Sandwich membranes through a two-dimensional confinement strategy for gas separation

Abstract

Metal–organic frameworks (MOFs) with designable pore environments can be involved in graphene oxide (GO) layers as the filters to tailor the channels in laminar membranes for precise molecular separation. The well-distributed fillers, high compatibility between fillers and GO, and thin selective layers are critical aspects for capitalizing on the positive effect induced by the addition of a microporous phase. Herein, a two-dimensional confinement strategy for constructing the composite membrane is deduced by the in situ conversion of the metal hydroxide/GO precursors into MOF/GO “sandwich” membranes. This method is confirmed to be feasible for the creation of an ultra-thin composite membrane with uniform MOF filler dispersion and good compatibility with GO layers.
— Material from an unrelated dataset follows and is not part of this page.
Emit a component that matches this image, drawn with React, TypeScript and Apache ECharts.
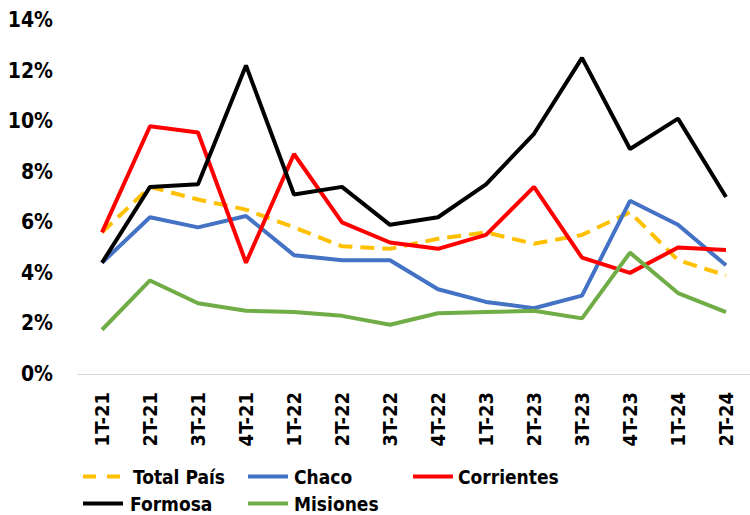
import React, { useEffect, useRef } from "react";
import * as echarts from "echarts";

const categories = ["1T-21", "2T-21", "3T-21", "4T-21", "1T-22", "2T-22", "3T-22", "4T-22", "1T-23", "2T-23", "3T-23", "4T-23", "1T-24", "2T-24"];
const totalPais = [5.6, 7.4, 6.9, 6.5, 5.8, 5.05, 4.95, 5.35, 5.6, 5.15, 5.5, 6.4, 4.5, 3.9];
const chaco = [4.4, 6.2, 5.8, 6.25, 4.7, 4.5, 4.5, 3.35, 2.85, 2.6, 3.1, 6.85, 5.9, 4.3];
const corrientes = [5.6, 9.8, 9.55, 4.4, 8.7, 6.0, 5.2, 4.95, 5.5, 7.4, 4.6, 4.0, 5.0, 4.9];
const formosa = [4.4, 7.4, 7.5, 12.2, 7.1, 7.4, 5.9, 6.2, 7.5, 9.5, 12.5, 8.9, 10.1, 7.0];
const misiones = [1.75, 3.7, 2.8, 2.5, 2.45, 2.3, 1.95, 2.4, 2.45, 2.5, 2.2, 4.8, 3.2, 2.45];

const FONT = "'Liberation Sans Narrow', 'DejaVu Sans Condensed', 'Liberation Sans', sans-serif";
const SOLID_ICON = "path://M0,0h40v4h-40z";
const DASH_ICON = "path://M0,0h13v4h-13z M24,0h13v4h-13z";

export default function App() {
  const ref = useRef<HTMLDivElement>(null);
  useEffect(() => {
    if (!ref.current) return;
    const chart = echarts.init(ref.current, undefined, { renderer: "svg" });
    const mkLine = (name: string, data: number[], color: string, dashed = false) => ({
      name,
      type: "line",
      data,
      symbol: "none",
      lineStyle: { color, width: 4, type: dashed ? [14, 8] : "solid" },
      itemStyle: { color },
    });
    const mkLegend = (name: string, left: number, top: number, width: number, icon: string, pad = 0) => ({
      data: [{ name, icon }],
      left,
      top,
      itemWidth: width,
      itemHeight: 4,
      padding: 0,
      textStyle: { fontFamily: FONT, fontWeight: "bold", fontSize: 19, color: "#000", padding: [0, 0, 0, pad] },
    });
    chart.setOption({
      animation: false,
      backgroundColor: "#fff",
      grid: { left: 78, width: 682, top: 20, bottom: 141 },
      xAxis: {
        type: "category",
        data: categories,
        boundaryGap: true,
        axisLine: { lineStyle: { color: "#D9D9D9", width: 1 } },
        axisTick: { show: false },
        axisLabel: { rotate: 90, margin: 18, fontFamily: FONT, fontWeight: "bold", fontSize: 20, color: "#000" },
      },
      yAxis: {
        type: "value",
        min: 0,
        max: 14,
        interval: 2,
        splitLine: { show: false },
        axisLine: { show: false },
        axisTick: { show: false },
        axisLabel: { margin: 25, formatter: "{value}%", fontFamily: FONT, fontWeight: "bold", fontSize: 21, color: "#000" },
      },
      legend: [
        mkLegend("Total País", 83, 467, 37, DASH_ICON, 8),
        mkLegend("Chaco", 248, 467, 42, SOLID_ICON, 0),
        mkLegend("Corrientes", 413, 467, 40, SOLID_ICON, 0),
        mkLegend("Formosa", 83, 494, 40, SOLID_ICON, 2),
        mkLegend("Misiones", 248, 494, 42, SOLID_ICON, 0),
      ],
      series: [
        mkLine("Total País", totalPais, "#FFC000", true),
        mkLine("Chaco", chaco, "#4472C4"),
        mkLine("Corrientes", corrientes, "#FF0000"),
        mkLine("Formosa", formosa, "#000000"),
        mkLine("Misiones", misiones, "#70AD47"),
      ],
    });
    return () => chart.dispose();
  }, []);
  return <div ref={ref} style={{ width: 750, height: 515, position: "absolute", left: 0, top: 0 }} />;
}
The sandwich membranes show enhanced H₂/CO₂ separation performance: H₂ permeance of 5922 ± 1000 GPU and H₂/CO₂ selectivity of 75 ± 4 at 25 °C, which is six-fold increased compared with the GO membrane. Due to the combination of GO and MOF, the membrane also exhibited a H₂ permeance of 3654 ± 252 GPU and H₂/CO₂ selectivity of 31 ± 3 at 150 °C with the feed gas containing water vapor. Such a nanoscale confinement approach can be extended to other composite membranes, providing valuable insights into the design and development of advanced materials for membrane-based efficient molecular separation.